Der Schlüsselbegriff heißt Quiet Luxury für Mode, die möglichst zeitlos und in der Spitze des Marktes kompromisslos hochwertig ist. So hat sich auch die Bedeutung von Luxus gewandelt: weg von verschwenderischer Opulenz, hin zu mehr Wertschätzung der Natur und ihren begrenzten Ressourcen. Entsprechend zeigen Modemarken mehr Haltung. Wie die nachhaltige Brand Another Tomorrow von Vanessa Barboni Hallik, für die jetzt Angelina Jolie als strategische Beraterin an Bord ist – ein Commitment zu einer Marke, die ihre Zielgruppe mit klarer Bildsprache und inhaltlicher Transparenz anspricht und so zeigt, dass sie sie ernst nimmt. „Nachhaltigkeit wird als Befriedigung der Bedürfnisse der Gegenwart definiert, die Fähigkeit, ohne künftige Generationen zu gefährden, ihre eigenen Bedürfnisse zu befriedigen“, kommuniziert die Marke. „In Anbetracht des Klimas, in dem wir uns sowohl politisch als auch ökologisch befinden, bedeutet das für uns, die Bedürfnisse von heute zu erfüllen und gleichzeitig die Grundlage für ein anderes Morgen zu schaffen.“

Die Tendenz?

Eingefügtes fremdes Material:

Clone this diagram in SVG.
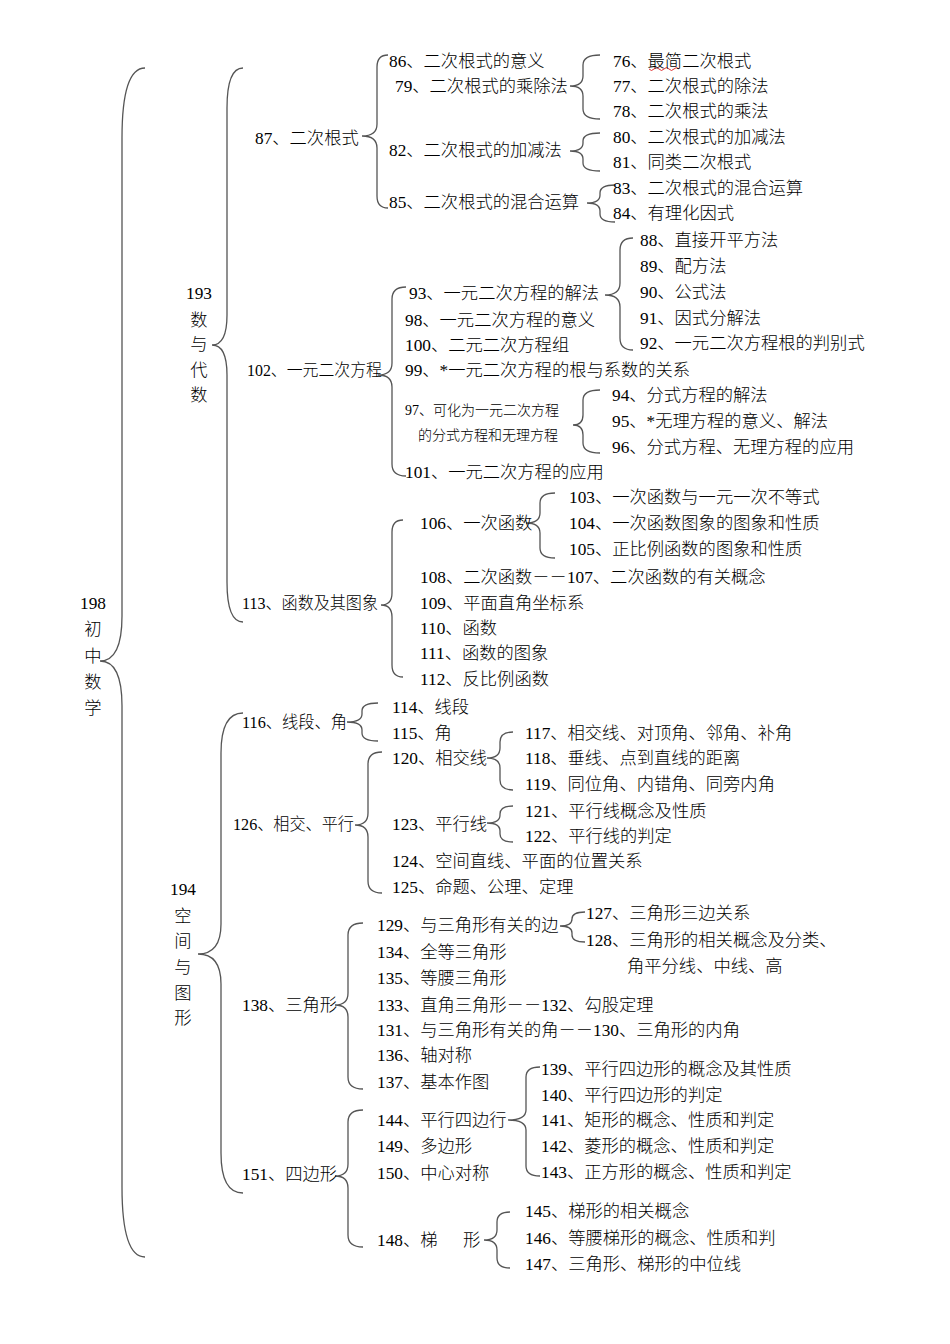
<svg xmlns="http://www.w3.org/2000/svg" width="950" height="1344" viewBox="0 0 950 1344">
<style>
text{font-family:"Liberation Serif","Noto Sans CJK SC",serif;font-size:17.3px;fill:#000;dominant-baseline:central;font-weight:300}
.v{text-anchor:middle}
.s{font-size:14px}
.b{fill:none;stroke:#555;stroke-width:1.3}
</style>
<rect width="950" height="1344" fill="#fff"/>
<g id="connectors" class="b">
<path d="M145,68 Q122,68 122,138 L122,616 Q122,661 100,661 Q122,661 122,706 L122,1187 Q122,1257 145,1257"/>
<path d="M243,68 Q227,68 227,108 L227,315 Q227,345 212,345 Q227,345 227,375 L227,582 Q227,622 243,622"/>
<path d="M243,713 Q221,713 221,753 L221,924 Q221,954 198,954 Q221,954 221,984 L221,1153 Q221,1193 243,1193"/>
<path d="M388,55 Q377,55 377,67 L377,124 Q377,136 362,136 Q377,136 377,148 L377,196 Q377,208 388,208"/>
<path d="M600,55 Q583,55 583,65 L583,76 Q583,86 570,86 Q583,86 583,96 L583,109 Q583,119 600,119"/>
<path d="M600,133 Q583,133 583,141 L583,143 Q583,151 570,151 Q583,151 583,159 L583,163 Q583,171 600,171"/>
<path d="M615,185 Q600,185 600,193 L600,195 Q600,203 587,203 Q600,203 600,211 L600,214 Q600,222 615,222"/>
<path d="M406,287 Q392,287 392,299 L392,363 Q392,375 378,375 Q392,375 392,387 L392,464 Q392,476 406,476"/>
<path d="M633,238 Q620,238 620,250 L620,283 Q620,295 605,295 Q620,295 620,307 L620,338 Q620,350 633,350"/>
<path d="M600,390 Q583,390 583,400 L583,415 Q583,425 573,425 Q583,425 583,435 L583,443 Q583,453 600,453"/>
<path d="M403,520 Q392,520 392,532 L392,593 Q392,605 381,605 Q392,605 392,617 L392,665 Q392,677 403,677"/>
<path d="M555,493 Q540,493 540,503 L540,513 Q540,523 526,523 Q540,523 540,533 L540,548 Q540,558 555,558"/>
<path d="M378,703 Q362,703 362,711 L362,714 Q362,722 347,722 Q362,722 362,730 L362,733 Q362,741 378,741"/>
<path d="M382,752 Q368,752 368,764 L368,813 Q368,825 355,825 Q368,825 368,837 L368,881 Q368,893 382,893"/>
<path d="M513,732 Q500,732 500,742 L500,748 Q500,758 487,758 Q500,758 500,768 L500,780 Q500,790 513,790"/>
<path d="M513,806 Q500,806 500,814 L500,815 Q500,823 487,823 Q500,823 500,831 L500,834 Q500,842 513,842"/>
<path d="M363,923 Q348,923 348,935 L348,993 Q348,1005 335,1005 Q348,1005 348,1017 L348,1077 Q348,1089 363,1089"/>
<path d="M585,912 Q572,912 572,919 L572,919 Q572,926 560,926 Q572,926 572,933 L572,935 Q572,942 585,942"/>
<path d="M363,1110 Q348,1110 348,1122 L348,1164 Q348,1176 335,1176 Q348,1176 348,1188 L348,1235 Q348,1247 363,1247"/>
<path d="M540,1067 Q526,1067 526,1077 L526,1110 Q526,1120 508,1120 Q526,1120 526,1130 L526,1166 Q526,1176 540,1176"/>
<path d="M510,1212 Q497,1212 497,1222 L497,1230 Q497,1240 484,1240 Q497,1240 497,1250 L497,1258 Q497,1268 510,1268"/>
<path d="M649,69 q2.5,3 5,0 t5,0 t5,0 t5,0 t5,0 t5,0" style="stroke:#e03030;stroke-width:1"/>
</g>
<g id="n198"><text class="v" x="93" y="603">198</text><text class="v" x="93" y="629">初</text><text class="v" x="93" y="656">中</text><text class="v" x="93" y="682">数</text><text class="v" x="93" y="708">学</text></g>
<g id="n193"><text class="v" x="199" y="293">193</text><text class="v" x="199" y="320">数</text><text class="v" x="199" y="344">与</text><text class="v" x="199" y="370">代</text><text class="v" x="199" y="395">数</text></g>
<g id="n194"><text class="v" x="183" y="889">194</text><text class="v" x="183" y="916">空</text><text class="v" x="183" y="941">间</text><text class="v" x="183" y="967">与</text><text class="v" x="183" y="993">图</text><text class="v" x="183" y="1018">形</text></g>
<g id="n87"><text x="255" y="138">87、二次根式</text></g>
<g id="n86"><text x="389" y="61">86、二次根式的意义</text></g>
<g id="n79"><text x="395" y="86">79、二次根式的乘除法</text></g>
<g id="n82"><text x="389" y="150">82、二次根式的加减法</text></g>
<g id="n85"><text x="389" y="202">85、二次根式的混合运算</text></g>
<g id="n76"><text x="613" y="61">76、最简二次根式</text></g>
<g id="n77"><text x="613" y="86">77、二次根式的除法</text></g>
<g id="n78"><text x="613" y="111">78、二次根式的乘法</text></g>
<g id="n80"><text x="613" y="137">80、二次根式的加减法</text></g>
<g id="n81"><text x="613" y="162">81、同类二次根式</text></g>
<g id="n83"><text x="613" y="188">83、二次根式的混合运算</text></g>
<g id="n84"><text x="613" y="213">84、有理化因式</text></g>
<g id="n102"><text x="247" y="370" textLength="135" lengthAdjust="spacingAndGlyphs">102、一元二次方程</text></g>
<g id="n93"><text x="409" y="293">93、一元二次方程的解法</text></g>
<g id="n98"><text x="405" y="320">98、一元二次方程的意义</text></g>
<g id="n100"><text x="405" y="345">100、二元二次方程组</text></g>
<g id="n99"><text x="405" y="370">99、*一元二次方程的根与系数的关系</text></g>
<g id="n97"><text class="s" x="405" y="410">97、可化为一元二次方程</text><text class="s" x="418" y="435">的分式方程和无理方程</text></g>
<g id="n101"><text x="405" y="472">101、一元二次方程的应用</text></g>
<g id="n88"><text x="640" y="240">88、直接开平方法</text></g>
<g id="n89"><text x="640" y="266">89、配方法</text></g>
<g id="n90"><text x="640" y="292">90、公式法</text></g>
<g id="n91"><text x="640" y="318">91、因式分解法</text></g>
<g id="n92"><text x="640" y="343">92、一元二次方程根的判别式</text></g>
<g id="n94"><text x="612" y="395">94、分式方程的解法</text></g>
<g id="n95"><text x="612" y="421">95、*无理方程的意义、解法</text></g>
<g id="n96"><text x="612" y="447">96、分式方程、无理方程的应用</text></g>
<g id="n113"><text x="242" y="603" textLength="136" lengthAdjust="spacingAndGlyphs">113、函数及其图象</text></g>
<g id="n106"><text x="420" y="523">106、一次函数</text></g>
<g id="n108"><text x="420" y="577">108、二次函数－－107、二次函数的有关概念</text></g>
<g id="n109"><text x="420" y="603">109、平面直角坐标系</text></g>
<g id="n110"><text x="420" y="628">110、函数</text></g>
<g id="n111"><text x="420" y="653">111、函数的图象</text></g>
<g id="n112"><text x="420" y="679">112、反比例函数</text></g>
<g id="n103"><text x="569" y="497">103、一次函数与一元一次不等式</text></g>
<g id="n104"><text x="569" y="523">104、一次函数图象的图象和性质</text></g>
<g id="n105"><text x="569" y="549">105、正比例函数的图象和性质</text></g>
<g id="n116"><text x="242" y="722" textLength="105" lengthAdjust="spacingAndGlyphs">116、线段、角</text></g>
<g id="n114"><text x="392" y="707">114、线段</text></g>
<g id="n115"><text x="392" y="733">115、角</text></g>
<g id="n126"><text x="233" y="824" textLength="121" lengthAdjust="spacingAndGlyphs">126、相交、平行</text></g>
<g id="n120"><text x="392" y="758">120、相交线</text></g>
<g id="n123"><text x="392" y="824">123、平行线</text></g>
<g id="n124"><text x="392" y="861">124、空间直线、平面的位置关系</text></g>
<g id="n125"><text x="392" y="887">125、命题、公理、定理</text></g>
<g id="n117"><text x="525" y="733">117、相交线、对顶角、邻角、补角</text></g>
<g id="n118"><text x="525" y="758">118、垂线、点到直线的距离</text></g>
<g id="n119"><text x="525" y="784">119、同位角、内错角、同旁内角</text></g>
<g id="n121"><text x="525" y="811">121、平行线概念及性质</text></g>
<g id="n122"><text x="525" y="836">122、平行线的判定</text></g>
<g id="n138"><text x="242" y="1005">138、三角形</text></g>
<g id="n129"><text x="377" y="925">129、与三角形有关的边</text></g>
<g id="n134"><text x="377" y="952">134、全等三角形</text></g>
<g id="n135"><text x="377" y="978">135、等腰三角形</text></g>
<g id="n133"><text x="377" y="1005">133、直角三角形－－132、勾股定理</text></g>
<g id="n131"><text x="377" y="1030">131、与三角形有关的角－－130、三角形的内角</text></g>
<g id="n136"><text x="377" y="1055">136、轴对称</text></g>
<g id="n137"><text x="377" y="1082">137、基本作图</text></g>
<g id="n127"><text x="586" y="913">127、三角形三边关系</text></g>
<g id="n128"><text x="586" y="940">128、三角形的相关概念及分类、</text><text x="627" y="966">角平分线、中线、高</text></g>
<g id="n151"><text x="242" y="1174">151、四边形</text></g>
<g id="n144"><text x="377" y="1120">144、平行四边行</text></g>
<g id="n149"><text x="377" y="1146">149、多边形</text></g>
<g id="n150"><text x="377" y="1173">150、中心对称</text></g>
<g id="n148"><text x="377" y="1240">148、梯<tspan x="463">形</tspan></text></g>
<g id="n139"><text x="541" y="1069">139、平行四边形的概念及其性质</text></g>
<g id="n140"><text x="541" y="1095">140、平行四边形的判定</text></g>
<g id="n141"><text x="541" y="1120">141、矩形的概念、性质和判定</text></g>
<g id="n142"><text x="541" y="1146">142、菱形的概念、性质和判定</text></g>
<g id="n143"><text x="541" y="1172">143、正方形的概念、性质和判定</text></g>
<g id="n145"><text x="525" y="1211">145、梯形的相关概念</text></g>
<g id="n146"><text x="525" y="1238">146、等腰梯形的概念、性质和判</text></g>
<g id="n147"><text x="525" y="1264">147、三角形、梯形的中位线</text></g>
</svg>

Sie geht hin zu einem verantwortungsvollen und bewussten Konsum, mit kleineren Kollektionen. So wird Seafarer mit Statement-Pieces, Classics und Essentials konzipiert, die unkompliziert kombinierbar sind, sodass sie sich dem Leben moderner Frauen anpassen und nicht umgekehrt. Mit weniger Teilen, dafür genau den richtigen – vorgedacht, um das Leben und die Entscheidungen für die Konsumentinnen zu vereinfachen. Das ist Easy-to-Wear im besten Sinne.

Von Frauen, für Frauen?

Wenn diese Mode nun mehr auf die Frauen zugeschnitten ist, wird sie heute auch mehr von Frauen gemacht? Nach wievor sind sie auch als Modemacherinnen unterrepräsentiert. Laut McKinsey wurden 2018 weniger als 50 Prozent aller Kleidungsstücke von Frauen entworfen und in den Führungsebenen der großen Modehäuser sitzen nur 14 Prozent Frauen an der Spitze. Zahlen, die sich bis heute nicht signifikant geändert haben dürften. Umso gefeierter sind Frauen wie Miucca Prada und Phoebe Philo, deren Personenkult an den von Jil Sander heranreicht. Sie sind, wie auch Louise Trotter für Carven und Sofie D’Hoore, Identifikationsfiguren und Vorbilder für künftige Designerinnengenerationen.

Persönlichkeit

Es geht in einer komplexen, zunehmend Daten getriebenen Welt umso mehr um Identifikation und Persönlichkeit. Die Bildsprache der starken Womenswearmarken setzt auf Frauen mit Charakter, der sich umso mehr offenbart, je mehr Lebenserfahrung sie gesammelt haben. Das Comeback der Supermodels aus den 1990er-Jahren ist nur ein Beleg, Isabella Rosselinis gefeierter Auftritt für Pucci, Christy Turlington bei Ralph Lauren bis hin zu Maggie Smith für Loewe. Die Botschaft findet einen breiten Konsens: Wow, sind diese Frauen cool! Auch Brands wie Twinset gewinnen mit Sienna Miller in ihrer Kampagne. Ja, Mode steht für Träume, aber es wird ein vielschichtiges und auch realistischeres Bild von Frauen gezeichnet.

Kaufkraft

Es ist nur folgerichtig, die ältere Zielgruppe zu adressieren. „Die Gen X und die Baby Boomers haben die wahre Kaufkraft, nicht die nächste Generation“, titelte das Branchenmagazin BoF. „Denn es sind nicht die 20-Jährigen, sondern Frauen zwischen 45 und 65 Jahren, die auf der Höhe ihrer Kaufkraft sind und die sich in diesem Alter oft von der Arbeit mehr zurückziehen, was ihnen umso mehr Zeit zum Shoppen gibt.“ Andere Frauen dieses Alters starten beruflich noch mal durch, etwa weil die Kinder aus dem Haus sind, und wollen für ihren Alltag Womenswear, die vielseitig einsetzbar ist und mit der sie sich identifizieren können. Auch das Gros der Kundinnen der Stores Mix in Mantua und Salò ist ab 45 Jahre alt. „Es sind Frauen, die ihre Identität gefunden haben und sich in Mode, die nicht laut ist, wiederfinden: weg von Logos, hin zu hochwertigen, möglichst natürlichen Materialien und zu einem Look, der Ruhe und Gelassenheit ausstrahlt“, sagt Morena Gandini, die The Row, Margiela Maison, Sportmax und Marni zu ihren Marken zählt. Es sind Frauen, deren Identität die minimalistische Womenswear nur hervorhebt, anstatt dass ihnen eine andere übergestülpt wird. Vielleicht haben sie sich damit von einem eindimensionalen Schönheitsbegriff, den die Mode so lange unreflektiert propagiert hat, emanzipiert. Denn es ist deutlich spürbar: Diese Grenzen zu sprengen, bringt nicht nur Freiheit, sondern setzt auch neue Kreativität frei.